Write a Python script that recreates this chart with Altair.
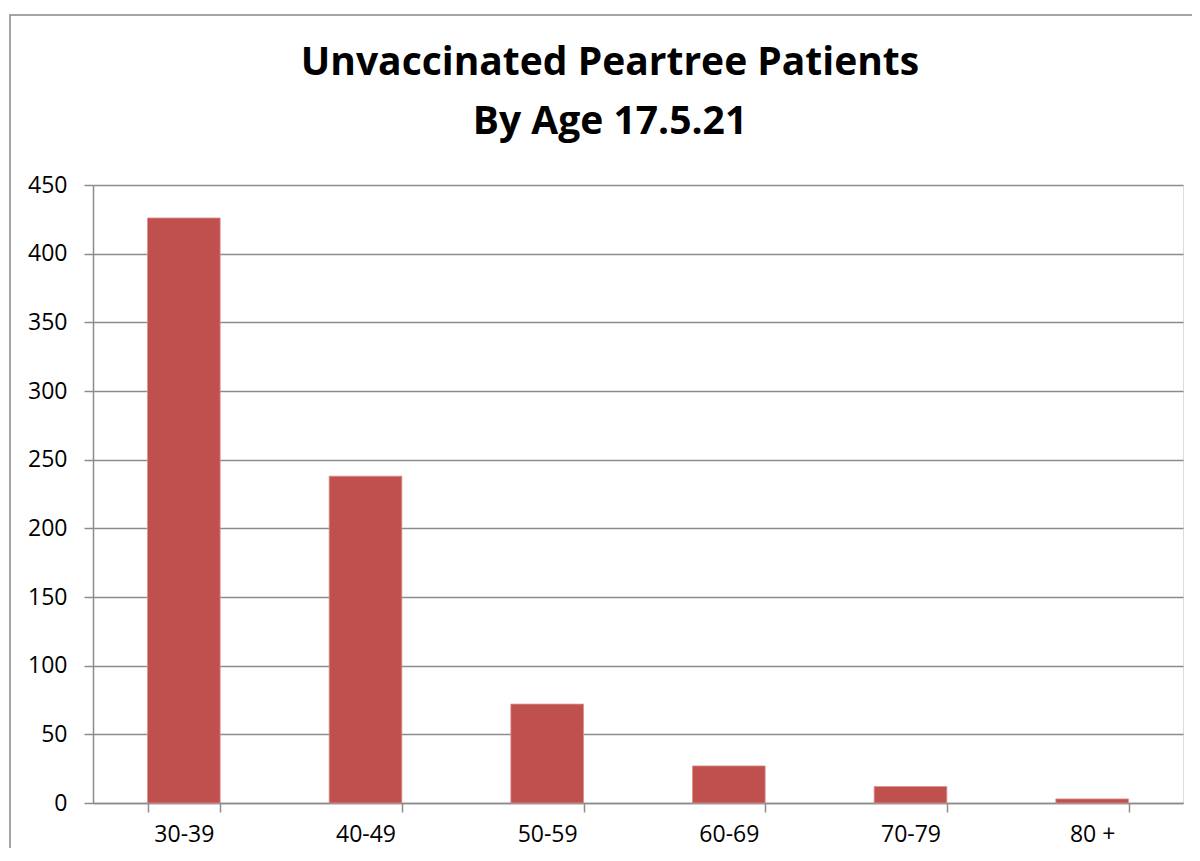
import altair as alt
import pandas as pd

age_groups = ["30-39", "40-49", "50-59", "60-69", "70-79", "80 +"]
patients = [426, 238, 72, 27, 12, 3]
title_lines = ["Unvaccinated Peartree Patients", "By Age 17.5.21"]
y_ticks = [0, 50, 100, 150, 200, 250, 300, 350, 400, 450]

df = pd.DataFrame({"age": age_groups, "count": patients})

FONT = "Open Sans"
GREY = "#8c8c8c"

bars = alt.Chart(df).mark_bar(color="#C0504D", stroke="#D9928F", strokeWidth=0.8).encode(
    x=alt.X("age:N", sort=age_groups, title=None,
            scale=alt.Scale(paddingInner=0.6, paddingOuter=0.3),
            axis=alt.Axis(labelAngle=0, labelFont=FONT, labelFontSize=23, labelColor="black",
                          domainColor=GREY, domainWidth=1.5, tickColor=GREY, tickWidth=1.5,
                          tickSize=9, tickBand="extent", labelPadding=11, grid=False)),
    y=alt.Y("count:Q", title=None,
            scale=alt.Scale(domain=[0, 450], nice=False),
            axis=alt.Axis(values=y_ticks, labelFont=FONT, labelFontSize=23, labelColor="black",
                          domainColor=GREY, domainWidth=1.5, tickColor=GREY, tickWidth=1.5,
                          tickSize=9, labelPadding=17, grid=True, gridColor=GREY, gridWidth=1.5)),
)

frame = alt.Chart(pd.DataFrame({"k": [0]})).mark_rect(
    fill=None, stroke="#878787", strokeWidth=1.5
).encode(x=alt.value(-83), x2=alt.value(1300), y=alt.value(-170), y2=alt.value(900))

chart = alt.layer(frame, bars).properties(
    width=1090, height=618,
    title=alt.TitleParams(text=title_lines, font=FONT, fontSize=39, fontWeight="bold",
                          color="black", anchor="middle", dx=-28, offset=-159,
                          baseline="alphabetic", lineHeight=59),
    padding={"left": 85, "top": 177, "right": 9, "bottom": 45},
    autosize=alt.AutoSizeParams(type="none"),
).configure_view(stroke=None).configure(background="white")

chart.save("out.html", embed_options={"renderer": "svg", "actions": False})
━━━━━━━━━━━━━━━━━━━━━━━━━━━━━━
Skip the pictures and restate exactly the lines from the beginning of the listing to the line with "x2=alt.value(1300), y=alt.value(-170), y2=alt.value(900))", that line included.

Write a Python script that recreates this chart with Altair.
import altair as alt
import pandas as pd

age_groups = ["30-39", "40-49", "50-59", "60-69", "70-79", "80 +"]
patients = [426, 238, 72, 27, 12, 3]
title_lines = ["Unvaccinated Peartree Patients", "By Age 17.5.21"]
y_ticks = [0, 50, 100, 150, 200, 250, 300, 350, 400, 450]

df = pd.DataFrame({"age": age_groups, "count": patients})

FONT = "Open Sans"
GREY = "#8c8c8c"

bars = alt.Chart(df).mark_bar(color="#C0504D", stroke="#D9928F", strokeWidth=0.8).encode(
    x=alt.X("age:N", sort=age_groups, title=None,
            scale=alt.Scale(paddingInner=0.6, paddingOuter=0.3),
            axis=alt.Axis(labelAngle=0, labelFont=FONT, labelFontSize=23, labelColor="black",
                          domainColor=GREY, domainWidth=1.5, tickColor=GREY, tickWidth=1.5,
                          tickSize=9, tickBand="extent", labelPadding=11, grid=False)),
    y=alt.Y("count:Q", title=None,
            scale=alt.Scale(domain=[0, 450], nice=False),
            axis=alt.Axis(values=y_ticks, labelFont=FONT, labelFontSize=23, labelColor="black",
                          domainColor=GREY, domainWidth=1.5, tickColor=GREY, tickWidth=1.5,
                          tickSize=9, labelPadding=17, grid=True, gridColor=GREY, gridWidth=1.5)),
)

frame = alt.Chart(pd.DataFrame({"k": [0]})).mark_rect(
    fill=None, stroke="#878787", strokeWidth=1.5
).encode(x=alt.value(-83), x2=alt.value(1300), y=alt.value(-170), y2=alt.value(900))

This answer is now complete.